▶ **THE REQUEST**:
Wherever the string "this" occurs in a line of these records, report that line.

# Start of SUPPLIED RECORDS

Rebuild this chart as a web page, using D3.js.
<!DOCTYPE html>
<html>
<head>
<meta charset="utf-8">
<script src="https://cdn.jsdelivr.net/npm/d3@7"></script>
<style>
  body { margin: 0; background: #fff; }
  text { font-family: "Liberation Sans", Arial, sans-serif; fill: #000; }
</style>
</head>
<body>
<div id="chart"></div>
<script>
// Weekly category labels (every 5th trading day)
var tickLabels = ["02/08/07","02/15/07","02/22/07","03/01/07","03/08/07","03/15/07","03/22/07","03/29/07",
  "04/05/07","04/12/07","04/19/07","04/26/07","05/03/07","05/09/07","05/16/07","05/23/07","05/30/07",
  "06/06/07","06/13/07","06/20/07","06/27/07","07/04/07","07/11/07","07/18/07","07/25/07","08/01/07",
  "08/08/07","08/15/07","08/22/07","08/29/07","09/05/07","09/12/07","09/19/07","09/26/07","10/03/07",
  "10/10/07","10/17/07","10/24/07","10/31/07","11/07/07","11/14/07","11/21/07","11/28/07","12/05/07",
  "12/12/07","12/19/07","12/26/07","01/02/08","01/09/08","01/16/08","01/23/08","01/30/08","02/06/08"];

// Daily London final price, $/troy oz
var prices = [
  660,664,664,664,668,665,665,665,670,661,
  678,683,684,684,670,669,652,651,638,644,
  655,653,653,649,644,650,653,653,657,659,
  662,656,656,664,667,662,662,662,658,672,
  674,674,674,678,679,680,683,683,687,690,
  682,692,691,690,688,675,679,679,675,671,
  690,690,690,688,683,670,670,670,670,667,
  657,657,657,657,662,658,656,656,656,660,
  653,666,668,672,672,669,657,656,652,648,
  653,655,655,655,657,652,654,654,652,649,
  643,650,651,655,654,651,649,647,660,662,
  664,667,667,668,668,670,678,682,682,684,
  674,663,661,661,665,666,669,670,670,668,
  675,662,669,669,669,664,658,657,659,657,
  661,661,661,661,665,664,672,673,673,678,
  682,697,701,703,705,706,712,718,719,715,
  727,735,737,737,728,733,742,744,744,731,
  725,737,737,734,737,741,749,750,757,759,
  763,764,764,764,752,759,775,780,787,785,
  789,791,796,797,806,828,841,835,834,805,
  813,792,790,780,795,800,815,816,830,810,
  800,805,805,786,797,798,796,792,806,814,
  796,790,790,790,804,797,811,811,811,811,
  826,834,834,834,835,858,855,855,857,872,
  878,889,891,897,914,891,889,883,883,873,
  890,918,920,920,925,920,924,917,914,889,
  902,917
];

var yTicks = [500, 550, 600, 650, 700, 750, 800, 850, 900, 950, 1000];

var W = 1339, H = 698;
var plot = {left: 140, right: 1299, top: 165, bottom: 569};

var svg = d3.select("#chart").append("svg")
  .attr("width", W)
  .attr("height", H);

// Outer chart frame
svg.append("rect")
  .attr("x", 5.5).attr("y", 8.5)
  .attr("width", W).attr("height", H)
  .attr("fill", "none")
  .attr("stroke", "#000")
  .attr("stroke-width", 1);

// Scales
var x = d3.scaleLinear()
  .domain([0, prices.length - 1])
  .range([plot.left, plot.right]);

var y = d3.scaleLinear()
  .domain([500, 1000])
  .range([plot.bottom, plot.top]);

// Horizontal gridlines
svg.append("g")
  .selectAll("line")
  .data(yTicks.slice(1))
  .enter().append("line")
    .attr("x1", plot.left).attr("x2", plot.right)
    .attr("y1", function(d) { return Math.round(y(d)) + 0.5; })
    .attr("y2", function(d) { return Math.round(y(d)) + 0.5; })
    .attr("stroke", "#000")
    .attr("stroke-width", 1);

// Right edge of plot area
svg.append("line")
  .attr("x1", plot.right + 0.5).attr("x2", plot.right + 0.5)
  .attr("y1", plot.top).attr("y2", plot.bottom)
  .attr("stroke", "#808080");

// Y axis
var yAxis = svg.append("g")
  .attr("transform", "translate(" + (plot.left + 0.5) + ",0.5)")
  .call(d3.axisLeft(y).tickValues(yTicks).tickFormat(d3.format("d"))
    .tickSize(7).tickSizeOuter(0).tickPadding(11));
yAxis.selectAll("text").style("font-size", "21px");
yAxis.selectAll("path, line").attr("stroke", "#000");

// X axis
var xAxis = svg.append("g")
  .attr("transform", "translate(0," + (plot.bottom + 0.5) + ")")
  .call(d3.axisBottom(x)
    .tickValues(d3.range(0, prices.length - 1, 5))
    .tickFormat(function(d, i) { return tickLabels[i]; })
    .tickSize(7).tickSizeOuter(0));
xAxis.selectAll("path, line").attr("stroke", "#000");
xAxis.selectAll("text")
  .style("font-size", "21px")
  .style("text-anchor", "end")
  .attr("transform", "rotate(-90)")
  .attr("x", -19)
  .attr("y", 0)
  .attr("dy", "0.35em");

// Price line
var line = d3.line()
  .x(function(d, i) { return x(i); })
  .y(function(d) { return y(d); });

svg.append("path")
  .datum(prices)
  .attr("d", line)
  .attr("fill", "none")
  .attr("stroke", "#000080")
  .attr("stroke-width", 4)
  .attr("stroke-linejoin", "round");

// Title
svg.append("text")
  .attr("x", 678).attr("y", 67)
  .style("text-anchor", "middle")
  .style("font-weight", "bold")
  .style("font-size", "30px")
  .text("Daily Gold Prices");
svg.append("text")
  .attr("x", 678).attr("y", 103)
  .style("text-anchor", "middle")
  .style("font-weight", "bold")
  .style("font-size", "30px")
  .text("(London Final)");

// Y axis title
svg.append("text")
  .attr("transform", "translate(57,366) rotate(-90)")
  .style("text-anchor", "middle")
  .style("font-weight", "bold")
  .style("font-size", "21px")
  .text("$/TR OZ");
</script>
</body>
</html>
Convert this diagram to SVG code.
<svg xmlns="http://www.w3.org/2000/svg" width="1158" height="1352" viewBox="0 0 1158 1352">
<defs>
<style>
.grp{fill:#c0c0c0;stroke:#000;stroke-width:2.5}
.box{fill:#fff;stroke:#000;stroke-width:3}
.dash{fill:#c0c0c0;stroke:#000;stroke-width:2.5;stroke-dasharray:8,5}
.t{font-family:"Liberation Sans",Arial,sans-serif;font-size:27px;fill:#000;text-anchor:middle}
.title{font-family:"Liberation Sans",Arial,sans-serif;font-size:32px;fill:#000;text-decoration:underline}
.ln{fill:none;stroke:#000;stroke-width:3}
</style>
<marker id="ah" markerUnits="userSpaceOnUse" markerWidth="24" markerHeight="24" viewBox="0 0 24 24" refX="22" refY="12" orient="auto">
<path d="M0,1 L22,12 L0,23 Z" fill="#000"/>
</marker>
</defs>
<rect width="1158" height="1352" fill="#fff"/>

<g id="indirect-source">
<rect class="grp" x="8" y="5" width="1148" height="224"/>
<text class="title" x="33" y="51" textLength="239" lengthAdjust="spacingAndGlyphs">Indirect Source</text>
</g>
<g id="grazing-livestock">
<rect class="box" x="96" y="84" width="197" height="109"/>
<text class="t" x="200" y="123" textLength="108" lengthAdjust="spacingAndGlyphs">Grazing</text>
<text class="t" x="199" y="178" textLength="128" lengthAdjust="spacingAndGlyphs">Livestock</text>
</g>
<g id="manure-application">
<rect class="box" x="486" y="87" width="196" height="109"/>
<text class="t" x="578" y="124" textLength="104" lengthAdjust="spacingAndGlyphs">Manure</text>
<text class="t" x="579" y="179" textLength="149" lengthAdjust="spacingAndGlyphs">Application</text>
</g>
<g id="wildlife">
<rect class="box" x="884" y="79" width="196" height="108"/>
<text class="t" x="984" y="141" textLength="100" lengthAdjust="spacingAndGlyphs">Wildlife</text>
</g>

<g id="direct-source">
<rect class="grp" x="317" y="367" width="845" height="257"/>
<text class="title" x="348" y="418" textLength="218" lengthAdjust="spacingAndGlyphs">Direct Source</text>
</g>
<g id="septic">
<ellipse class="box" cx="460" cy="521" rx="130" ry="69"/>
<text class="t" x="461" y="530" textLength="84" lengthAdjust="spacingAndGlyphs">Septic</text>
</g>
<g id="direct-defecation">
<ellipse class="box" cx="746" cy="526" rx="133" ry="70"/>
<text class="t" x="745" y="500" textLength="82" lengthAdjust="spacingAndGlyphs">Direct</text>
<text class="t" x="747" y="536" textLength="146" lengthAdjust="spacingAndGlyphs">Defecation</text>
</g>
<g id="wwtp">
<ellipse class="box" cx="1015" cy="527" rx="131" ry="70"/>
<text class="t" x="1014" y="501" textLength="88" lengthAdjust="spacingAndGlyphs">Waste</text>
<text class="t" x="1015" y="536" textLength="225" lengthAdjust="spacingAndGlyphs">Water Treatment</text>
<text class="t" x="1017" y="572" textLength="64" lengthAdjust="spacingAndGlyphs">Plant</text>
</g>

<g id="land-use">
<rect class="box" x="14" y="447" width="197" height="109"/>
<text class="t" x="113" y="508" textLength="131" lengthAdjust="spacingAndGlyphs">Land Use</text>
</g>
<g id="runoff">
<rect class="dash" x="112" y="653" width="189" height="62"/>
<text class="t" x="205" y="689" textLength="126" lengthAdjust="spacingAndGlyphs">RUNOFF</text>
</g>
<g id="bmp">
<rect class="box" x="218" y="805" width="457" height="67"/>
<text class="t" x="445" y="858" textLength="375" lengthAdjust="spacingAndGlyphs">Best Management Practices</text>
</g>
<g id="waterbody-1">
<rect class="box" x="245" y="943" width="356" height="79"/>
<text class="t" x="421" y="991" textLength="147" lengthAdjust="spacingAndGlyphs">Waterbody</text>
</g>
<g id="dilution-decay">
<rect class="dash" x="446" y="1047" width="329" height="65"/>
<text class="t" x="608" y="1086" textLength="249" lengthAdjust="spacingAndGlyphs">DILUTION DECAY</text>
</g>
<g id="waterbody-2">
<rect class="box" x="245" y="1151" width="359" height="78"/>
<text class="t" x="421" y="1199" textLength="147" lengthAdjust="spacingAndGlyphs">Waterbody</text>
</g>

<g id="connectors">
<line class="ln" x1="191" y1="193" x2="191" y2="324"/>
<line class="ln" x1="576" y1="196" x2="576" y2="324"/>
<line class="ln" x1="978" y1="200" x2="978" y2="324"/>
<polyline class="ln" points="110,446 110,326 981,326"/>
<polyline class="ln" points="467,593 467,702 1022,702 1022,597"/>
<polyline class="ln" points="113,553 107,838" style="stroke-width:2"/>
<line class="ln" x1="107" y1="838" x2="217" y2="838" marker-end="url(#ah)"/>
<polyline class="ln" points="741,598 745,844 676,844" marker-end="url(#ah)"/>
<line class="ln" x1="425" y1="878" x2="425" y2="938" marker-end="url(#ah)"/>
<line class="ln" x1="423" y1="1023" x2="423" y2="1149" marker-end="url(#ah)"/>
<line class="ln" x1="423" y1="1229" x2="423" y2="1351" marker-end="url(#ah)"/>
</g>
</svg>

# End of SUPPLIED RECORDS

▶ **TASK SOLUTION**:
Rebuild this chart as a web page, using D3.js.
Convert this diagram to SVG code.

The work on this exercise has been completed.